Abstract

Seismic reflection data across six boundary faults from east Africa have revealed information about the way boundary faults develop with respect to the synkinematic basin fill. Previous models of basin fill assume that lateral fault propagation and deposition occur simultaneously, which gives rise to along-axis onlap of the basin fill onto the prerift basement (propagating basin model). Seismic reflection data from boundary faults in east Africa show only rare evidence for along-axis broadening of the basins. Instead, the basin margins appear to be fixed from a very early stage in the basin history (nonpropagating basin model). Depocenters shift not by gradual lateral propagation, but by abrupt changes in location. Such observations indicate that boundary fault propagation to near-maximum length occurs rapidly during the very early stages of rifting, probably by linkage of numerous small faults.

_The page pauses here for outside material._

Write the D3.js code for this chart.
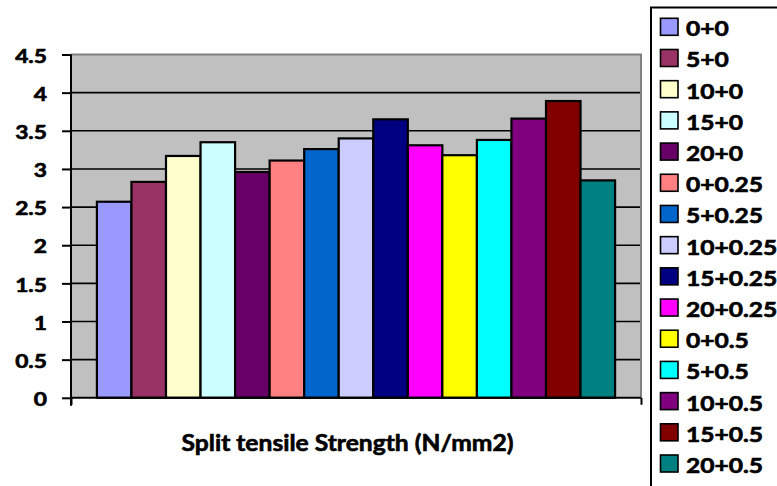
<!DOCTYPE html>
<html>
<head>
<meta charset="utf-8">
<script src="https://cdn.jsdelivr.net/npm/d3@7"></script>
<style>
  html, body { margin: 0; padding: 0; background: #fff; }
  text { font-family: Lato, "Noto Sans", sans-serif; font-weight: bold; fill: #000; stroke: #000; stroke-width: 0.6px; }
</style>
</head>
<body>
<svg id="chart" width="777" height="486"></svg>
<script>
const categories = ["0+0","5+0","10+0","15+0","20+0","0+0.25","5+0.25","10+0.25","15+0.25","20+0.25","0+0.5","5+0.5","10+0.5","15+0.5","20+0.5"];
const values = [2.57, 2.83, 3.17, 3.35, 2.96, 3.11, 3.26, 3.40, 3.65, 3.31, 3.18, 3.38, 3.66, 3.89, 2.85];
const colors = ["#9999FF","#993366","#FFFFCC","#CCFFFF","#660066","#FF8080","#0066CC","#CCCCFF","#000080","#FF00FF","#FFFF00","#00FFFF","#800080","#800000","#008080"];
const yTicks = [0, 0.5, 1, 1.5, 2, 2.5, 3, 3.5, 4, 4.5];
const yTickLabels = ["0","0.5","1","1.5","2","2.5","3","3.5","4","4.5"];
const xTitle = "Split tensile Strength (N/mm2)";

const svg = d3.select("#chart");
const plot = { left: 71, right: 641, top: 54.5, bottom: 397.8 };
const stretch = 1.2;

const x = d3.scaleBand().domain(categories).range([plot.left, plot.right]).paddingInner(0).paddingOuter(0.75);
const y = d3.scaleLinear().domain([0, 4.5]).range([plot.bottom, plot.top]);

// plot background
svg.append("rect")
  .attr("x", plot.left).attr("y", plot.top)
  .attr("width", plot.right - plot.left).attr("height", plot.bottom - plot.top)
  .attr("fill", "#C0C0C0");

// gridlines
svg.append("g").selectAll("line").data(yTicks.filter(d => d > 0 && d < 4.5)).join("line")
  .attr("x1", plot.left).attr("x2", plot.right)
  .attr("y1", d => y(d)).attr("y2", d => y(d))
  .attr("stroke", "#000").attr("stroke-width", 1.6);

// plot border top/right (gray)
svg.append("path")
  .attr("d", `M${plot.left},${plot.top}H${plot.right}V${plot.bottom}`)
  .attr("fill", "none").attr("stroke", "#808080").attr("stroke-width", 2);

// bars
svg.append("g").selectAll("rect").data(values).join("rect")
  .attr("x", (d, i) => x(categories[i]))
  .attr("y", d => y(d))
  .attr("width", x.bandwidth())
  .attr("height", d => y(0) - y(d))
  .attr("fill", (d, i) => colors[i])
  .attr("stroke", "#000").attr("stroke-width", 2.2);

// y axis
const yAxis = d3.axisLeft(y).tickValues(yTicks).tickSize(9).tickPadding(15)
  .tickFormat((d, i) => yTickLabels[i]);
const gy = svg.append("g").attr("transform", `translate(${plot.left},0)`).call(yAxis);
gy.select(".domain").attr("stroke", "#000").attr("stroke-width", 2)
  .attr("d", `M0,${plot.top}V${plot.bottom + 8}`);
gy.selectAll(".tick line").attr("stroke", "#000").attr("stroke-width", 2);
gy.selectAll(".tick text").each(function() {
  const t = d3.select(this);
  const xx = +t.attr("x");
  t.attr("x", 0).attr("dy", null).attr("y", 0)
   .attr("dominant-baseline", "central")
   .attr("transform", `translate(${xx},0) scale(${stretch},1)`);
}).style("font-family", "Lato, sans-serif").style("font-weight", "bold").style("font-size", "19px");

// x axis
const xEdge = d3.scaleLinear().domain([0, 1]).range([plot.left, plot.right]);
const xAxis = d3.axisBottom(xEdge).tickValues([0, 1]).tickSize(7).tickFormat("");
const gx = svg.append("g").attr("transform", `translate(0,${plot.bottom})`).call(xAxis);
gx.select(".domain").attr("stroke", "#000").attr("stroke-width", 2).attr("d", `M${plot.left},0H${plot.right}`);
gx.selectAll(".tick line").attr("stroke", "#000").attr("stroke-width", 2);

// x title
svg.append("text")
  .attr("transform", `translate(347.5,450.7) scale(1.12,1)`)
  .attr("text-anchor", "middle")
  .style("font-size", "22px")
  .text(xTitle);

// legend
const lg = svg.append("g");
lg.append("rect").attr("x", 651).attr("y", 7.5).attr("width", 160).attr("height", 500)
  .attr("fill", "#fff").attr("stroke", "#000").attr("stroke-width", 2);
const rowY = d3.scaleLinear().domain([0, 14]).range([18.3, 455]);
const items = lg.selectAll("g.item").data(categories).join("g").attr("class", "item")
  .attr("transform", (d, i) => `translate(0,${rowY(i)})`);
items.append("rect").attr("x", 660.5).attr("y", 0).attr("width", 17.5).attr("height", 17)
  .attr("fill", (d, i) => colors[i]).attr("stroke", "#000").attr("stroke-width", 1.6);
items.append("text")
  .attr("transform", `translate(686,18) scale(${stretch},1)`)
  .style("font-size", "20.5px")
  .text(d => d);
</script>
</body>
</html>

Displacement then builds (following the b-value earthquake model) along the fault during basin development, out of phase with the main propagation phase. Mature fault systems may have experienced several phases of jumps in fault length or the location of fault activity. Major boundary faults exhibit three basic patterns of evolution; these patterns of evolution can have many variants and include (1) simple displacement, where maximum displacement is approximately at the center of the fault and decreases gradually toward the fault tips, (2) variable along-strike displacement that incorporates linkage of in-line or en-echelon, relatively large-displacement faults of similar age leaving transverse anticlines and synclines, and (3) asymmetric propagation where one tip of a fault remains more or less fixed while the other tip propagates a relatively long distance. Asymmetric propagation can occur smoothly and gradually or, alternatively, there can be a jump in the location of the fault, and a new fault of different age can form along-strike from the older fault. Eventually the new fault propagates and links with the older fault segment, reactivating the older fault to some extent. Additionally, long-lived faults may be composites of fault types 1-3.